Dieci minuti al giorno. Tutti i giorni. Per un mese. Dieci minuti per fare una cosa nuova, mai fatta prima. Dieci minuti fuori dai soliti schemi. Per smettere di avere paura. E tornare a vivere. 

E’ tutto qui il senso del film Dieci Minuti diretto da Maria Sole Tognazzi e da lei cosceneggiato insieme a Francesca Archibugi, e liberamente ispirato al romanzo Per dieci minuti di Chiara Gamberale.

Dieci minuti, la trama

Bianca (Barbara Ronchi) è un’aspirante scrittrice che soffre di disagio psichico. È stata lasciata da suo marito, il quale si è sentito subissato e manipolato dalla debolezza di Bianca e dalla sua continua ricerca di attenzioni. Dopo aver tentato il suicidio, Bianca è stata ricoverata in ospedale ed è stata presa in carico dalla dr.ssa Giovanna Brabanti (Margherita Buy), psichiatra psicoterapeuta di indirizzo cognitivo-comportamentale. La dott.ssa Brabanti le dà un compito: dedicherà dieci minuti ogni settimana a fare qualcosa che non abbia mai fatto in trentacinque anni. Dopo il ricovero, Bianca vive con Jasmine, una sua sorella nata da una relazione extraconiugale di suo padre e di cui, apparentemente, sua madre ignora l’esistenza.

Grazie al gioco dei dieci minuti, Bianca mette a fuoco un aspetto di sé fino ad allora recondito, quello di non essere mai stata veramente attenta agli altri. Imparerà a essere meno concentrata su sé stessa e, osservando il mondo intorno a sé, imparerà a prendersi cura degli altri e di sé stessa. L’acquisizione del principio di realtà, vero obbiettivo della terapia, la riconduce in Sicilia, dove finalmente affronterà sua madre che le rivelerà di aver sempre saputo di Jasmine e dell’infedeltà di suo marito.

Un film che promette molto
ma offre troppo poco

Nonostante l’ottima prova di Barbara Ronchi, e quella forse meno splendida, ma comunque forte e determinante, di Margherita Buy, il film non decolla del tutto, e se da un lato può contare su una valida e robusta sceneggiatura, si perde un po’ nelle trame dei personaggi, accarezzando spesso con estrema gentilezza ognuno di loro, senza tuttavia entrare nelle pieghe delle vite, delle problematiche, dei desideri e delle aspirazioni. Lo sfasamento temporale che contraddistingue la narrazione, tutta incentrata su Bianca (Ronchi), disturba un po’, i piani spesso si confondono senza alcuna indicazione chiara del dove, ma soprattutto del quando.
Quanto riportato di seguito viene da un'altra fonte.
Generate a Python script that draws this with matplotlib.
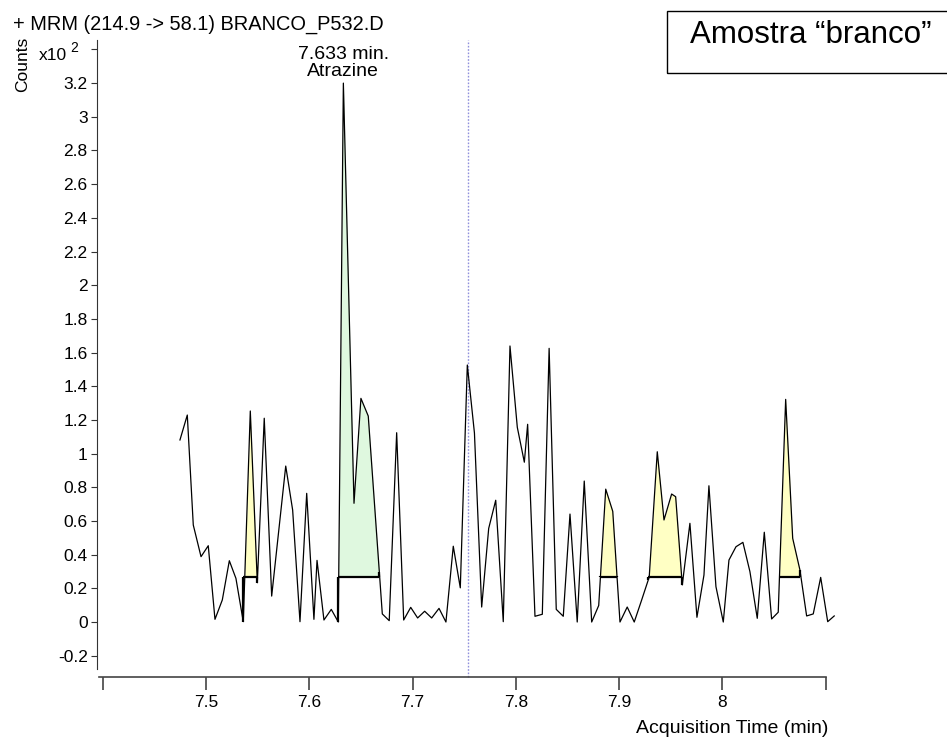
import numpy as np
import matplotlib.pyplot as plt
from matplotlib.patches import Rectangle

# MRM 214.9 -> 58.1, blank sample (values in units of 10^2 counts)
time = [7.4748, 7.4819, 7.4877, 7.4952, 7.5022, 7.5087, 7.5158, 7.5226, 7.5290, 7.5361,
        7.5429, 7.5497, 7.5564, 7.5636, 7.5704, 7.5772, 7.5839, 7.5910, 7.5975, 7.6045,
        7.6075, 7.6142, 7.6213, 7.6281, 7.6330, 7.6433, 7.6500, 7.6571, 7.6639, 7.6707,
        7.6774, 7.6846, 7.6914, 7.6982, 7.7049, 7.7117, 7.7185, 7.7256, 7.7323, 7.7394,
        7.7462, 7.7530, 7.7599, 7.7669, 7.7737, 7.7805, 7.7878, 7.7943, 7.8014, 7.8082,
        7.8114, 7.8185, 7.8256, 7.8322, 7.8391, 7.8459, 7.8524, 7.8594, 7.8662, 7.8734,
        7.8802, 7.8870, 7.8938, 7.9008, 7.9078, 7.9146, 7.9218, 7.9291, 7.9369, 7.9434,
        7.9508, 7.9547, 7.9611, 7.9685, 7.9753, 7.9821, 7.9869, 7.9937, 8.0008, 8.0063,
        8.0131, 8.0198, 8.0266, 8.0337, 8.0405, 8.0476, 8.0540, 8.0612, 8.0680, 8.0750,
        8.0815, 8.0879, 8.0951, 8.1019, 8.1082]
counts = [1.081, 1.229, 0.576, 0.388, 0.453, 0.016, 0.131, 0.364, 0.259, 0.002,
          1.253, 0.233, 1.210, 0.154, 0.540, 0.926, 0.665, 0.002, 0.764, 0.016,
          0.366, 0.012, 0.075, 0.000, 3.200, 0.705, 1.328, 1.223, 0.635, 0.048,
          0.008, 1.124, 0.012, 0.087, 0.024, 0.064, 0.024, 0.081, 0.000, 0.450,
          0.203, 1.526, 1.122, 0.089, 0.556, 0.723, 0.002, 1.639, 1.156, 0.949,
          1.174, 0.034, 0.046, 1.625, 0.075, 0.034, 0.641, 0.000, 0.837, 0.000,
          0.098, 0.789, 0.657, 0.000, 0.089, 0.000, 0.131, 0.267, 1.011, 0.606,
          0.760, 0.744, 0.220, 0.586, 0.028, 0.279, 0.809, 0.210, 0.000, 0.368,
          0.447, 0.473, 0.299, 0.022, 0.533, 0.018, 0.058, 1.322, 0.497, 0.309,
          0.036, 0.048, 0.265, 0.002, 0.036]

# integrated peaks: start, end, baseline level, fill colour
peak_start = [7.5361, 7.6281, 7.8819, 7.9282, 8.0552]
peak_end = [7.5497, 7.6678, 7.8979, 7.9611, 8.0750]
peak_base = [0.268, 0.268, 0.268, 0.268, 0.268]
peak_color = ['#ffffc4', '#dff8df', '#ffffc4', '#ffffc4', '#ffffc4']

rt_atrazine = 7.633
apex_atrazine = 3.2
expected_rt = 7.7534

x_ticks = [7.4, 7.5, 7.6, 7.7, 7.8, 7.9, 8.0, 8.1]
x_ticklabels = ['', '7.5', '7.6', '7.7', '7.8', '7.9', '8', '']
y_ticks = [-0.2, 0, 0.2, 0.4, 0.6, 0.8, 1, 1.2, 1.4, 1.6, 1.8, 2, 2.2, 2.4, 2.6, 2.8, 3, 3.2, 3.4]

plt.rcParams['font.family'] = ['Liberation Sans', 'DejaVu Sans']

W, H = 947, 738
fig = plt.figure(figsize=(W / 100, H / 100), dpi=100)


def fpos(x, y):
    # pixel position (from top-left) -> figure fraction
    return x / W, 1 - y / H


ax = fig.add_axes([96.7 / W, (H - 669) / H, (840 - 96.7) / W, (669 - 40) / H])
ax.set_xlim(7.3942, 8.1138)
ax.set_ylim(-0.279, 3.456)

t = np.array(time)
c = np.array(counts)

# peak areas with their baselines
for s, e, b, col in zip(peak_start, peak_end, peak_base, peak_color):
    xs = np.union1d(np.linspace(s, e, 400), t[(t >= s) & (t <= e)])
    ys = np.interp(xs, t, c)
    ax.fill_between(xs, b, ys, where=ys >= b, interpolate=True, color=col, lw=0, zorder=1)
    ax.plot([s, e], [b, b], color='black', lw=1.6, zorder=3, solid_capstyle='butt')
    for edge in (s, e):
        ax.plot([edge, edge], [b, np.interp(edge, t, c)], color='black', lw=1.6,
                zorder=3, solid_capstyle='butt')

ax.plot(t, c, color='black', lw=0.9, zorder=2)

# expected retention time marker
ax.axvline(expected_rt, ymin=-0.012, ymax=1.0, color='#9090dc', lw=1.0,
           linestyle=(0, (1.2, 1.2)), clip_on=False, zorder=0)

ax.annotate(f'{rt_atrazine:.3f} min.\nAtrazine', xy=(rt_atrazine, apex_atrazine),
            xytext=(0, 2.5), textcoords='offset points', ha='center', va='bottom',
            fontsize=14, linespacing=1.0)

# axes styling
for side in ('top', 'right'):
    ax.spines[side].set_visible(False)
ax.spines['left'].set_color('#333333')
ax.spines['bottom'].set_position(('outward', 5.8))
ax.spines['bottom'].set_bounds(7.396, 8.1)
ax.spines['bottom'].set_color('#444444')
ax.spines['bottom'].set_linewidth(1.2)

ax.set_xticks(x_ticks)
ax.set_xticklabels(x_ticklabels)
ax.set_yticks(y_ticks)
ax.set_yticklabels([f'{v:g}' for v in y_ticks[:-1]] + [''])
ax.tick_params(axis='x', direction='out', length=9.4, width=1.2, color='#444444',
               labelsize=12.5, pad=3.5)
ax.tick_params(axis='y', direction='out', length=4.5, width=0.8, color='#333333',
               labelsize=12.5, pad=2)

# scale factor next to the top tick
fig.text(*fpos(67, 56), 'x10', fontsize=12.5, ha='right', va='center')
fig.text(*fpos(78, 48), '2', fontsize=10, ha='right', va='center')
fig.text(*fpos(23, 64), 'Counts', fontsize=12.5, rotation=90, ha='center', va='center')
fig.text(*fpos(13, 30), '+ MRM (214.9 -> 58.1) BRANCO_P532.D', fontsize=14.4,
         ha='left', va='baseline')
fig.text(*fpos(828, 733), 'Acquisition Time (min)', fontsize=14, ha='right',
         va='baseline')

# sample label box
x0, y0 = fpos(666.7, 72.7)
fig.patches.append(Rectangle((x0, y0), 0.5, 62 / H, transform=fig.transFigure,
                             fill=False, lw=1.0, ec='black'))
fig.text(*fpos(811, 42.7), 'Amostra \u201cbranco\u201d', fontsize=22.5, ha='center',
         va='baseline')

fig.savefig('out.png', dpi=100)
Pesante la parte centrale del film, troppo veloce la chiusura. Opaca la figura di Niccolò, il marito (Alessandro Tedeschi) del quale poco si capisce all’inizio e poco si mette insieme durante il corso degli eventi pur avendo un ruolo di assoluta importanza nella vita di Bianca. Un passaggio troppo veloce anche sui genitori di Bianca, e sulla sorella. Uno spostarsi continuo avanti e indietro nella storia che disturba l’alone di grande tenerezza che la sceneggiatura, questa si abilmente, ha dipinto sullo sfondo della narrazione e intorno a Bianca, al suo mondo, ai suoi piccoli e grandi inciampi di vita.

Molte le differenze tra il film di Tognazzi e il libro di Gamberale, ma unico è l’obiettivo: raccontare come il cambiamento sia spaventoso, destabilizzante ma al tempo stesso necessario, e come con pochi minuti al giorno ci si possa nuovamente sentire vivi.